Requirements: Begin with the first line and repeat exactly through the line containing "19, 20, 22];"; leave every image out.

Data extract:
# # # # # # #

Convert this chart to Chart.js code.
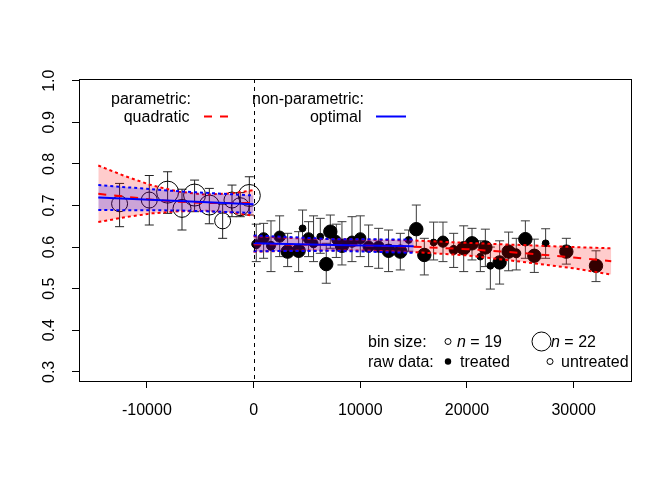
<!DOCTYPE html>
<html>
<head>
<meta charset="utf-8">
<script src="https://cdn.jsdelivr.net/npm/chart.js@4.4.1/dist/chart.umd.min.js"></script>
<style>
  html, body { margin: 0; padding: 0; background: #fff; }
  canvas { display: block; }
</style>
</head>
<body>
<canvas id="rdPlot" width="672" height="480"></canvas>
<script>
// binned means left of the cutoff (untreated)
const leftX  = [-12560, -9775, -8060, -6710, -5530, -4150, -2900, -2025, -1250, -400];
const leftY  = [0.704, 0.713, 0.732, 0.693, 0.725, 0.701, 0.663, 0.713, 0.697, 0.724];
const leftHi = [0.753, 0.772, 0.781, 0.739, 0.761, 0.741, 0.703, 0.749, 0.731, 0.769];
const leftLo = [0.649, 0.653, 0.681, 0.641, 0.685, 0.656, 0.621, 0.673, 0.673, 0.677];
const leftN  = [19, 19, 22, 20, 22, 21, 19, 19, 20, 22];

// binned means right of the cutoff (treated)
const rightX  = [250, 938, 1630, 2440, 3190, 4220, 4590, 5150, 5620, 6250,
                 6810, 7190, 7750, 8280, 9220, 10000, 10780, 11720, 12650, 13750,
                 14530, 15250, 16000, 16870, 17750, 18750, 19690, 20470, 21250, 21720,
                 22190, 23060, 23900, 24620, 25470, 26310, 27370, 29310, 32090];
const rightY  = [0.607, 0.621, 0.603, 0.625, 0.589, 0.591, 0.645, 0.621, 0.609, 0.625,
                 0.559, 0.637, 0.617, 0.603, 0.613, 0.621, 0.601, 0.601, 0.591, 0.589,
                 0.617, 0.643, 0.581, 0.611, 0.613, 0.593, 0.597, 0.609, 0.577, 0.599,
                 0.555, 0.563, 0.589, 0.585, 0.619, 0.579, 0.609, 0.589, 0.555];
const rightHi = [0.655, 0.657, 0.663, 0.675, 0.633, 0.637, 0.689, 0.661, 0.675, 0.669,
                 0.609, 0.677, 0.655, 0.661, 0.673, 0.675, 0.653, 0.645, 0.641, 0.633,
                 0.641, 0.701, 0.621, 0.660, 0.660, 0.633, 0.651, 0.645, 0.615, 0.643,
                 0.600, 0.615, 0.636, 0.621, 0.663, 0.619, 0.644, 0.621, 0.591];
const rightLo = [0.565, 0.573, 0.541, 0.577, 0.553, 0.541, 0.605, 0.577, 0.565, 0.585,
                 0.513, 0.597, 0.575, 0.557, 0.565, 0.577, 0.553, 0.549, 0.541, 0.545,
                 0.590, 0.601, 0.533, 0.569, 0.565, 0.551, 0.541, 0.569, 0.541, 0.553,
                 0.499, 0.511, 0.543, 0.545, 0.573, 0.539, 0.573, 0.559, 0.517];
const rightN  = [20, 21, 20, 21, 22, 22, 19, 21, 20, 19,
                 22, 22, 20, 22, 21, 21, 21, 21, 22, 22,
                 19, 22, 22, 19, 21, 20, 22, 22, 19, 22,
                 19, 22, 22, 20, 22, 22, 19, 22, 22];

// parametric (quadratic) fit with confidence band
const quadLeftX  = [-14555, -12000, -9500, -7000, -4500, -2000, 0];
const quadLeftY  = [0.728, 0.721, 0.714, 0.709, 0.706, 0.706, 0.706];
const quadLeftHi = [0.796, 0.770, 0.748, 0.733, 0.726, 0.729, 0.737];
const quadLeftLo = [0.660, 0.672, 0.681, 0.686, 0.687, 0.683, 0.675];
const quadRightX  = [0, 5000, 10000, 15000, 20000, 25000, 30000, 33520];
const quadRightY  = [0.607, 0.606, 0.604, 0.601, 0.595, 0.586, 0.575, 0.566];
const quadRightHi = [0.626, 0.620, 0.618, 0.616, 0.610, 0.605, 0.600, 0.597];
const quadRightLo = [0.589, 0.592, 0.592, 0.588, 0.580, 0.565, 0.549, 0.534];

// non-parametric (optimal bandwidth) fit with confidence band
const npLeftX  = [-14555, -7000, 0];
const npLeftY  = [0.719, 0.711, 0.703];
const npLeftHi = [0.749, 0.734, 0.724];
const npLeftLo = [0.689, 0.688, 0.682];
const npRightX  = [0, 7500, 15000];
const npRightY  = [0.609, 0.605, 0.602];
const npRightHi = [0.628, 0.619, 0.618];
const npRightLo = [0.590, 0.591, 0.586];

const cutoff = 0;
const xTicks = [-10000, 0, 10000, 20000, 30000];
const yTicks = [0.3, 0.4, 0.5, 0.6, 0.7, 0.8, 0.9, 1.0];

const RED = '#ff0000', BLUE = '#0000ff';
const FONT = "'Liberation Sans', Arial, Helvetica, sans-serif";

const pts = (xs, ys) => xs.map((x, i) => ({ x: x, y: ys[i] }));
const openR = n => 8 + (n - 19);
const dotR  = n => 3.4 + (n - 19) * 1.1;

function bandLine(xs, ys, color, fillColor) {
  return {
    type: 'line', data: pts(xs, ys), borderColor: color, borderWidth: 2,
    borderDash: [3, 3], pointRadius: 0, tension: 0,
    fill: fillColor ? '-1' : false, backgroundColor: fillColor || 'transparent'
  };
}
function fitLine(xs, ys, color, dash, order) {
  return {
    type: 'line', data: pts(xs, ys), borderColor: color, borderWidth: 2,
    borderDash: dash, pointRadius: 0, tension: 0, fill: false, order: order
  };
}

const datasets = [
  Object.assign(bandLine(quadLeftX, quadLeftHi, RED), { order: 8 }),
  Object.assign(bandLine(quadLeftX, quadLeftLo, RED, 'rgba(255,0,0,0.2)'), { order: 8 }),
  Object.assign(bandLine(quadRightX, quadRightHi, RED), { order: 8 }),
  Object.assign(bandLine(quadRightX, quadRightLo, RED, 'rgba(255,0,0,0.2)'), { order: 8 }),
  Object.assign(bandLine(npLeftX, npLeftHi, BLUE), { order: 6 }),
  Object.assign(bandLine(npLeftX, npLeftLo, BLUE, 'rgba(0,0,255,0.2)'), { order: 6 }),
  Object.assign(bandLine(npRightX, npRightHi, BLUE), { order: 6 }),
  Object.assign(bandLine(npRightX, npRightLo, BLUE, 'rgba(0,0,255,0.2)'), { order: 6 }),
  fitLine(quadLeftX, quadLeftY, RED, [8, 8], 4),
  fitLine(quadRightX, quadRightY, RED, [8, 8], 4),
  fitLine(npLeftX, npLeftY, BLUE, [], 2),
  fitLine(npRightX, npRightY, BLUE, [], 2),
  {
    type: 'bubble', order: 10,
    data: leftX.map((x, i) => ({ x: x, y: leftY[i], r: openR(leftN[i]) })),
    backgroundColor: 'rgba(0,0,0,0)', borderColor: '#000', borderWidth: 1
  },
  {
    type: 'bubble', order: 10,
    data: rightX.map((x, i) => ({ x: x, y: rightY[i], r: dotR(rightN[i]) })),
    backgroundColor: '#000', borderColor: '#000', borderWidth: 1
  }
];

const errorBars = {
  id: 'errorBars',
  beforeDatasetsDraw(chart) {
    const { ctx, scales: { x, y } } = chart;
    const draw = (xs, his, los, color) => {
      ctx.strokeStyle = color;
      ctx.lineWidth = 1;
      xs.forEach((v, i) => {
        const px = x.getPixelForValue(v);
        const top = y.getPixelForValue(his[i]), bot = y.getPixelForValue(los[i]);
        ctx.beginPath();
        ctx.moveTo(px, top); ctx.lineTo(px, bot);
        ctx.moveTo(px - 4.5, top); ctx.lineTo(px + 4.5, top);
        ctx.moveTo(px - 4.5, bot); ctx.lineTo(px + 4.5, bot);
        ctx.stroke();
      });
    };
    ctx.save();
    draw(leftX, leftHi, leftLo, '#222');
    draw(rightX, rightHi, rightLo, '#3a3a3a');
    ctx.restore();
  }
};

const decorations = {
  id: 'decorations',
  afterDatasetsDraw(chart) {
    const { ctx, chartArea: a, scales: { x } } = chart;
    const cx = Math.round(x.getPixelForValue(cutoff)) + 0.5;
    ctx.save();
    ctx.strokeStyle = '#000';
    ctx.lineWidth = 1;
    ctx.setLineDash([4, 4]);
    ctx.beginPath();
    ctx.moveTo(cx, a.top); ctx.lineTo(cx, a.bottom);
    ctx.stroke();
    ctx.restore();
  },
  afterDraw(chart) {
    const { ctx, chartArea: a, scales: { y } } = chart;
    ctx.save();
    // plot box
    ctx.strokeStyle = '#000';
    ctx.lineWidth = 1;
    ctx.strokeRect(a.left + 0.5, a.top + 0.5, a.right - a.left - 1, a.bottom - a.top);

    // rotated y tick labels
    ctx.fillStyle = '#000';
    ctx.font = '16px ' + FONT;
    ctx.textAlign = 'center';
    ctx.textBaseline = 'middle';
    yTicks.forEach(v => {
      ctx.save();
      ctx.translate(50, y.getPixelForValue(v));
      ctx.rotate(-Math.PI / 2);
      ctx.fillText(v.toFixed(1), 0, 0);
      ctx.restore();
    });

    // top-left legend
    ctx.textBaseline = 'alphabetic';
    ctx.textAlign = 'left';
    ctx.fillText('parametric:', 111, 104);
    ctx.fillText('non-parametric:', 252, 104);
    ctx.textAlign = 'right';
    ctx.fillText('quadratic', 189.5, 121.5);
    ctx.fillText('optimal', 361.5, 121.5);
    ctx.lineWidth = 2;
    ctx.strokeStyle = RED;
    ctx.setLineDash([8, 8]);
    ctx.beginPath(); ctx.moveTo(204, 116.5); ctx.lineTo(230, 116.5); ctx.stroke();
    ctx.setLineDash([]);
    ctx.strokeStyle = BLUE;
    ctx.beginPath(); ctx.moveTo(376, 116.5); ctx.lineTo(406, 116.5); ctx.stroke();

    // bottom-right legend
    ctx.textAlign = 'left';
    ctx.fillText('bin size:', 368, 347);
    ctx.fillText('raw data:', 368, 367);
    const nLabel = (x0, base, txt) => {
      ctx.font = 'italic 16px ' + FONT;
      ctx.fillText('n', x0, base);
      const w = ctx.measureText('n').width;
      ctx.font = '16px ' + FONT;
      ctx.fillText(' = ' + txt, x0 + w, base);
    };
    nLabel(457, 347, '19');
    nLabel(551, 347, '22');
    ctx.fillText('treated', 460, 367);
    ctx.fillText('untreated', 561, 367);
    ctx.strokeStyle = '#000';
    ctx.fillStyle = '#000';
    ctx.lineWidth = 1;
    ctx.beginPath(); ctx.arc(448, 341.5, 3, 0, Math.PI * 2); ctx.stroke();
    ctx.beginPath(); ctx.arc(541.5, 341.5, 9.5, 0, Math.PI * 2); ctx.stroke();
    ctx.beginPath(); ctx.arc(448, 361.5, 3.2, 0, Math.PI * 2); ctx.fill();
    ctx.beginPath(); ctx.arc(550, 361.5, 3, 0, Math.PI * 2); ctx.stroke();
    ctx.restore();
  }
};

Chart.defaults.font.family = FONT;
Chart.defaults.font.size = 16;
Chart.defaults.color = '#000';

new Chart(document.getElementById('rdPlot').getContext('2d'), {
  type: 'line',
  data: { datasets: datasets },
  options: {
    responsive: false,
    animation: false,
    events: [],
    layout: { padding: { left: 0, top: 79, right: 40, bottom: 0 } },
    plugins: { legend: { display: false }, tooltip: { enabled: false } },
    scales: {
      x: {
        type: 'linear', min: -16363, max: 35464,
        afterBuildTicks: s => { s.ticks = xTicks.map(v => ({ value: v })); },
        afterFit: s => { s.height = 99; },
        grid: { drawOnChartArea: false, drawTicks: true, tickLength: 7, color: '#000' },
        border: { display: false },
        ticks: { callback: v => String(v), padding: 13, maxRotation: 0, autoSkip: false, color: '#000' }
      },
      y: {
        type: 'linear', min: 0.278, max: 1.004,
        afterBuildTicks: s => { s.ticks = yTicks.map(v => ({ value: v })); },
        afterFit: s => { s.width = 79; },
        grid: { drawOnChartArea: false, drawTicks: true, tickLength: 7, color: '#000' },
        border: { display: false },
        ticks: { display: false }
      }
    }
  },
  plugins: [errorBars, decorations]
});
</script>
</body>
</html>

# # # # # # #

Answer to this task:
Convert this chart to Chart.js code.
<!DOCTYPE html>
<html>
<head>
<meta charset="utf-8">
<script src="https://cdn.jsdelivr.net/npm/chart.js@4.4.1/dist/chart.umd.min.js"></script>
<style>
  html, body { margin: 0; padding: 0; background: #fff; }
  canvas { display: block; }
</style>
</head>
<body>
<canvas id="rdPlot" width="672" height="480"></canvas>
<script>
// binned means left of the cutoff (untreated)
const leftX  = [-12560, -9775, -8060, -6710, -5530, -4150, -2900, -2025, -1250, -400];
const leftY  = [0.704, 0.713, 0.732, 0.693, 0.725, 0.701, 0.663, 0.713, 0.697, 0.724];
const leftHi = [0.753, 0.772, 0.781, 0.739, 0.761, 0.741, 0.703, 0.749, 0.731, 0.769];
const leftLo = [0.649, 0.653, 0.681, 0.641, 0.685, 0.656, 0.621, 0.673, 0.673, 0.677];
const leftN  = [19, 19, 22, 20, 22, 21, 19, 19, 20, 22];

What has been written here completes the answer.